> OBJECTIVE
Go through the entries below and copy each line containing the word "with".

(Code that draws figures)
########################################
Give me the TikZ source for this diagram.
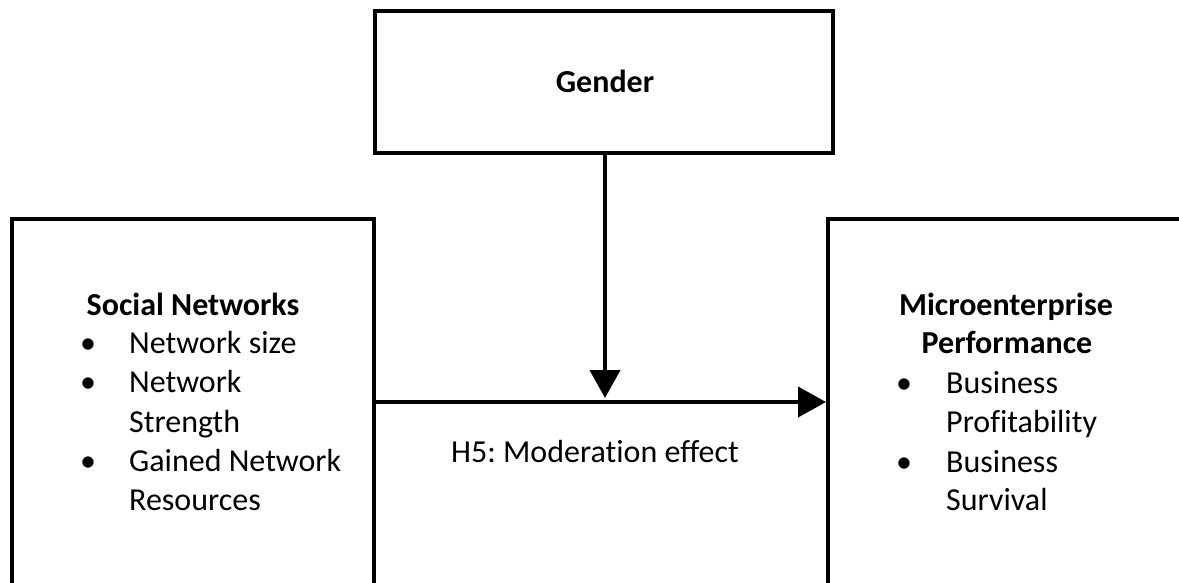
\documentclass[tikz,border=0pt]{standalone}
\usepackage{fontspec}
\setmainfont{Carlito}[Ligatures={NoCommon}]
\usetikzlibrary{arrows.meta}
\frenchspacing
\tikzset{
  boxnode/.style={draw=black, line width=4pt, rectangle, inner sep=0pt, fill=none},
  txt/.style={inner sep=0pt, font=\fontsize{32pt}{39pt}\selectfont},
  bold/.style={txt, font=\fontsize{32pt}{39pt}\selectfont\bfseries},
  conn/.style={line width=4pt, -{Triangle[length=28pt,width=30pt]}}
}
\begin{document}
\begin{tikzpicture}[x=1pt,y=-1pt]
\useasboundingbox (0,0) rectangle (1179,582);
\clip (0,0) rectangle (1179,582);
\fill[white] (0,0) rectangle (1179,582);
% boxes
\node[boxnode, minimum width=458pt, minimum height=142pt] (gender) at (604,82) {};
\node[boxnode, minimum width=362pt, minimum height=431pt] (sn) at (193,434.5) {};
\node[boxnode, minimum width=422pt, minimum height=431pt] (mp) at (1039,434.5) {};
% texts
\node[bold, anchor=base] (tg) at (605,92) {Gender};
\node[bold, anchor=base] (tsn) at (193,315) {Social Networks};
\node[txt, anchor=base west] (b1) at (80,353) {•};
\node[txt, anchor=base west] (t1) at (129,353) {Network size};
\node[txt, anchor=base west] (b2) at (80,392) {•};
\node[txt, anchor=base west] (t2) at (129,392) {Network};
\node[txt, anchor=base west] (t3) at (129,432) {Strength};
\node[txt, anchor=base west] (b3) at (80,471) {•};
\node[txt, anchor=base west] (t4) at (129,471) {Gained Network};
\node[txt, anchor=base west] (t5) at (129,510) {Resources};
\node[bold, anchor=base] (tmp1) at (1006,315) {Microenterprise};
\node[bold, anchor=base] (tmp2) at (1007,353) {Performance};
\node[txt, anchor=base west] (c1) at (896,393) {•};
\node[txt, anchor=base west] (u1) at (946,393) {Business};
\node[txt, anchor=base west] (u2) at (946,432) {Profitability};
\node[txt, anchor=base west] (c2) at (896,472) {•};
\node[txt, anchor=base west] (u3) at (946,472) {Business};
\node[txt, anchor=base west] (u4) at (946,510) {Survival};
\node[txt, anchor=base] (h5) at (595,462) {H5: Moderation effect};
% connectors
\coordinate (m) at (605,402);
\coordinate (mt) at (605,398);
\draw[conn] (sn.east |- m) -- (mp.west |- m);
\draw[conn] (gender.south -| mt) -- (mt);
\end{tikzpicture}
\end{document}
########################################
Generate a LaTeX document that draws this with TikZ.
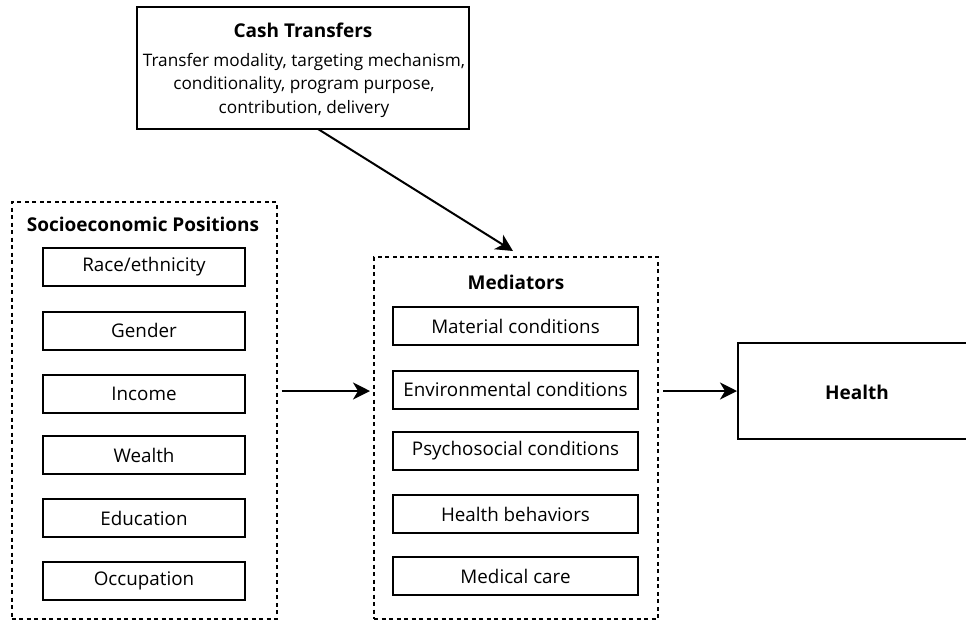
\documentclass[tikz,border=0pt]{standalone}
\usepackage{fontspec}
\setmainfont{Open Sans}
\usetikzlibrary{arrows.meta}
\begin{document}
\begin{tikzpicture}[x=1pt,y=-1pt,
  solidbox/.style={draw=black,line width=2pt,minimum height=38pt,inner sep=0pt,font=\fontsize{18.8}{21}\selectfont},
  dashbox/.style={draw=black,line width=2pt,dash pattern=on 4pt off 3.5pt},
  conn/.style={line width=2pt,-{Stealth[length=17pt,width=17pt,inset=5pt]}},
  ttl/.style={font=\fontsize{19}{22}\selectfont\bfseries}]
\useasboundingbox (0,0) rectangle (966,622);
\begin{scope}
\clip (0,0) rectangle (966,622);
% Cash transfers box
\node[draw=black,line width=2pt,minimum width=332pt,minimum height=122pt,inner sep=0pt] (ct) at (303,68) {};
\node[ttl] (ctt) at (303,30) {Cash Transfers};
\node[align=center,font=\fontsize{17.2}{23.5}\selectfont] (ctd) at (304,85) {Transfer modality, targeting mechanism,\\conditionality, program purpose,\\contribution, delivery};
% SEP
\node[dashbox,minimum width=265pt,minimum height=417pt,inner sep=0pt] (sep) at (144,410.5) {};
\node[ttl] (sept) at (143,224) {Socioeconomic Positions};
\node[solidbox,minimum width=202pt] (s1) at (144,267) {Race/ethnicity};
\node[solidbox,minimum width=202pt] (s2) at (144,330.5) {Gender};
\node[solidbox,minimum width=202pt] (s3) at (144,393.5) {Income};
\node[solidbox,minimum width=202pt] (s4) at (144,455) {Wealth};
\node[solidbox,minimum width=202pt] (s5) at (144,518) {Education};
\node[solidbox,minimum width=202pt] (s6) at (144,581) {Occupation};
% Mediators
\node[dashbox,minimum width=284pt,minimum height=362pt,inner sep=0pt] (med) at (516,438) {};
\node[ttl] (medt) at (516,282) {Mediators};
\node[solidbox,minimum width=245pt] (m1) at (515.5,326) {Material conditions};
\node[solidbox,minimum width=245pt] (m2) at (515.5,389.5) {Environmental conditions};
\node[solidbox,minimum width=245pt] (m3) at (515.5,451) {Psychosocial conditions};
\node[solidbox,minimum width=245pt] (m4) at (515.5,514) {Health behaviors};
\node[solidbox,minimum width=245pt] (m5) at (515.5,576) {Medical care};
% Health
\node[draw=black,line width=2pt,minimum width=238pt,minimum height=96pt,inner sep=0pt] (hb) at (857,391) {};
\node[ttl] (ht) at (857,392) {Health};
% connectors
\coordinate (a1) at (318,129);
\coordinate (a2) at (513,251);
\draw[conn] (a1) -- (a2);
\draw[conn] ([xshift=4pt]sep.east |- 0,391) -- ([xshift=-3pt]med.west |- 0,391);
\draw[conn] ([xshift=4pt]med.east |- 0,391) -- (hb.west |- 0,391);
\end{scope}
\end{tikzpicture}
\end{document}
########################################
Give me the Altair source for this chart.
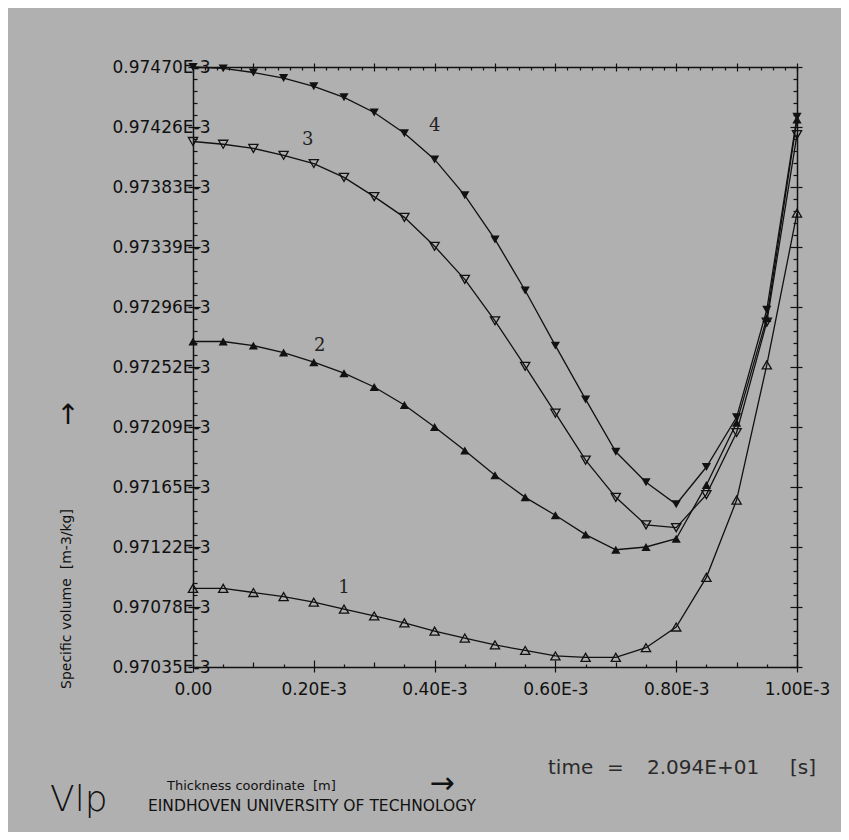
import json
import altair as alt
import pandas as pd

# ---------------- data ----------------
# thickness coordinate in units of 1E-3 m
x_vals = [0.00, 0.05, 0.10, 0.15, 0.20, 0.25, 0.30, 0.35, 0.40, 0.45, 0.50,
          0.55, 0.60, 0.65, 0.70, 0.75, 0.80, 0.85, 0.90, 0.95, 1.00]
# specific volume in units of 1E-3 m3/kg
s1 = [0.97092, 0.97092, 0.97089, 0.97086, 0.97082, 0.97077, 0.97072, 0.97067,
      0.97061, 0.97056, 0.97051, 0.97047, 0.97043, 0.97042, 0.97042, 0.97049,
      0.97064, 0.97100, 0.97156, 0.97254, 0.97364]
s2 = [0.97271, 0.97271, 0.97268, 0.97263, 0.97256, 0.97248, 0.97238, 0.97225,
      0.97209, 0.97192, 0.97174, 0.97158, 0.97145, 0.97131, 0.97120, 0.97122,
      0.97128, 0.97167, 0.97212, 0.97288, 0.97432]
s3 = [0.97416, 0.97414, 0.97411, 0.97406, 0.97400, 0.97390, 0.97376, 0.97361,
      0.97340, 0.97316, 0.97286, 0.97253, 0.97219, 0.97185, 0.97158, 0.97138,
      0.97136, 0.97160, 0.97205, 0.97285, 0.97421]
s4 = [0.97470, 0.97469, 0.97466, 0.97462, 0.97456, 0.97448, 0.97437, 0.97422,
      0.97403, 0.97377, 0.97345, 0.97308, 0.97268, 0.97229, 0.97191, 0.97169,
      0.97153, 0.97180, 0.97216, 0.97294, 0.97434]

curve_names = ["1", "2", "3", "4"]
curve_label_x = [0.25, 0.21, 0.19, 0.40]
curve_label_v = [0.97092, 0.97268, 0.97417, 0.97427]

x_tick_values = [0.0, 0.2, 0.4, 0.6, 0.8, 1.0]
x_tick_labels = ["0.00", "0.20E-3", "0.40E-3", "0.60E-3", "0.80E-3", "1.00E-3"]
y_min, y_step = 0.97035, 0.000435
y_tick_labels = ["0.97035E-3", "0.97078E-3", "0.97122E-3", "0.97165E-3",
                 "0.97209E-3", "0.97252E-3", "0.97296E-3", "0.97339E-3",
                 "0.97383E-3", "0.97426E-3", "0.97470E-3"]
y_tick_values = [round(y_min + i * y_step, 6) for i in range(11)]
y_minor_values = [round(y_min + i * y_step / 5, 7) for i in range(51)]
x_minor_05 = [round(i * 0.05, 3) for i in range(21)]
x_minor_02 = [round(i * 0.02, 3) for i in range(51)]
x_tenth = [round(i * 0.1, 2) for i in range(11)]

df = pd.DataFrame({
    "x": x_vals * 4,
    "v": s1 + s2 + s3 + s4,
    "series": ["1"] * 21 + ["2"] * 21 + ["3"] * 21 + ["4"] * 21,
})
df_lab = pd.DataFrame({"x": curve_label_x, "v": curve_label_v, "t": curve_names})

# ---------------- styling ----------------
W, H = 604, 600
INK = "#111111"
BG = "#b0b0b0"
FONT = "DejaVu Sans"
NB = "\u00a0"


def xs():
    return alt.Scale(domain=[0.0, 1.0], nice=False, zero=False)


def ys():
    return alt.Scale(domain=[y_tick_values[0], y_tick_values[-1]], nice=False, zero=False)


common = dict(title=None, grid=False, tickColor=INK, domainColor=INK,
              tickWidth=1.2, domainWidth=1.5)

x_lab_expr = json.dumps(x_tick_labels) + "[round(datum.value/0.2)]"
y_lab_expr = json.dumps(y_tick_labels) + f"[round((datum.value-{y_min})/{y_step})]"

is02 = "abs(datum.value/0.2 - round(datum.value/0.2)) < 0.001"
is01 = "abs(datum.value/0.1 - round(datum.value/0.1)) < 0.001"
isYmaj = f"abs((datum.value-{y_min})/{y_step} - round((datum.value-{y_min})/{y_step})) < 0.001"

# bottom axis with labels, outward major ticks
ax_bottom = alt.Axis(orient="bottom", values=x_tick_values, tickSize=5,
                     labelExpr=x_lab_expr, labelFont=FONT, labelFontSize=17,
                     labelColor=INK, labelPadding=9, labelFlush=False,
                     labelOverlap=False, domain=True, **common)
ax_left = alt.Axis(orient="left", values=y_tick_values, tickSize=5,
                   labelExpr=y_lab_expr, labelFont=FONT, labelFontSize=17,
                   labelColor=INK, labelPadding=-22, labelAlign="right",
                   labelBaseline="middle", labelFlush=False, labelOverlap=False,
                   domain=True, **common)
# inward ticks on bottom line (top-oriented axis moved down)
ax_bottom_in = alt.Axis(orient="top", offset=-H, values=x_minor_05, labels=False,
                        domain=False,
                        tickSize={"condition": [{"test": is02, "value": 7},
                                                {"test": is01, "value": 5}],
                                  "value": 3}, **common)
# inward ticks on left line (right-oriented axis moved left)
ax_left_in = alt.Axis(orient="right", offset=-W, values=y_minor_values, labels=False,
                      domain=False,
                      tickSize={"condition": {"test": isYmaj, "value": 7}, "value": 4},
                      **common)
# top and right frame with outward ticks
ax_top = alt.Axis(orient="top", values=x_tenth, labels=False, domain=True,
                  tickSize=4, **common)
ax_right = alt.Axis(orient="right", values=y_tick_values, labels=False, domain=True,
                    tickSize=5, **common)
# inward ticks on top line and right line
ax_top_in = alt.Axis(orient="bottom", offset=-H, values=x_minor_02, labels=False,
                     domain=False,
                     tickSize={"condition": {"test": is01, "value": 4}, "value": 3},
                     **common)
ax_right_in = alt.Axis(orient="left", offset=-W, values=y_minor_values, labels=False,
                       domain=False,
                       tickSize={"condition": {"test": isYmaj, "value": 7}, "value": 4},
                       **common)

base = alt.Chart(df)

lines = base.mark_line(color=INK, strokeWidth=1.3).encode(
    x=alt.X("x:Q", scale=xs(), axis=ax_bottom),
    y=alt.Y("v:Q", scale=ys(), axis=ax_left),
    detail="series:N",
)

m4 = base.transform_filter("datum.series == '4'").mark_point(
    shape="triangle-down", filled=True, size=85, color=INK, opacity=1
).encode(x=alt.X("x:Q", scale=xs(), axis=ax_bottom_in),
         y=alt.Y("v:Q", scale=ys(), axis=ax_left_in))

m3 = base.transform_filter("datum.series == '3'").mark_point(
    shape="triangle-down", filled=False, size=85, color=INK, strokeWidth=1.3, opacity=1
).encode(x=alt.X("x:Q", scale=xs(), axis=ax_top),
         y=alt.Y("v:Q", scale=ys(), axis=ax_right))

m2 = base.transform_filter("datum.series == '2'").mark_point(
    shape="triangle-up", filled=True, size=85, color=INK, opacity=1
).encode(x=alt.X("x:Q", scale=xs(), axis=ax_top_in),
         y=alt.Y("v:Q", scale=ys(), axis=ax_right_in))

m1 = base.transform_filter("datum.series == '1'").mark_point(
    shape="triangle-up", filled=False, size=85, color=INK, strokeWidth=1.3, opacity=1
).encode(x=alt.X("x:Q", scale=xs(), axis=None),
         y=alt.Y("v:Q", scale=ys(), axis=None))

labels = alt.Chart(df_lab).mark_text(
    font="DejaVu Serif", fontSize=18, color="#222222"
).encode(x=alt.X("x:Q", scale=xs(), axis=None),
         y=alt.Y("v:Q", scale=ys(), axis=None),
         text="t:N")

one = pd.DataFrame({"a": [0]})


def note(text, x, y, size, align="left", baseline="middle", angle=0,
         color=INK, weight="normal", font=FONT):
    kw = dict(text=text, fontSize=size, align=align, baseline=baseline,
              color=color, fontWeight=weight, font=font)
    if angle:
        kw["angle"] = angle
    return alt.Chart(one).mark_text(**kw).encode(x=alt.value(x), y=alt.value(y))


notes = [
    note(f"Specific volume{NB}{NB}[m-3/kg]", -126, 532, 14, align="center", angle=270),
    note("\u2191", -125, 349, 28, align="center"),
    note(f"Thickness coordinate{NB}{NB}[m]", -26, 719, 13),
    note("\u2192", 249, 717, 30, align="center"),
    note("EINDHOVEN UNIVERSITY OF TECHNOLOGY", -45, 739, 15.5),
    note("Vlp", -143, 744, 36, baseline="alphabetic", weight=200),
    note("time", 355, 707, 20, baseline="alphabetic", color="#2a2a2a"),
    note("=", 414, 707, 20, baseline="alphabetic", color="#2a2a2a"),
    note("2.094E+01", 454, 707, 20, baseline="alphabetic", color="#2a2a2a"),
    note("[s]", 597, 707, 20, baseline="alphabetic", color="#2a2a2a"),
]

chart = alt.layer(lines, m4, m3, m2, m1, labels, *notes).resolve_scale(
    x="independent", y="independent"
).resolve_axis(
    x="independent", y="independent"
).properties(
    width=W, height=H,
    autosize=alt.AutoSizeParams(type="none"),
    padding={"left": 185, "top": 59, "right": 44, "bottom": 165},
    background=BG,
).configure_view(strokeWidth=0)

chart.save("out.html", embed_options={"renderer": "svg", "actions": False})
########################################
> COMPLETED TASK
Generate a LaTeX document that draws this with TikZ.
# bottom axis with labels, outward major ticks
# top and right frame with outward ticks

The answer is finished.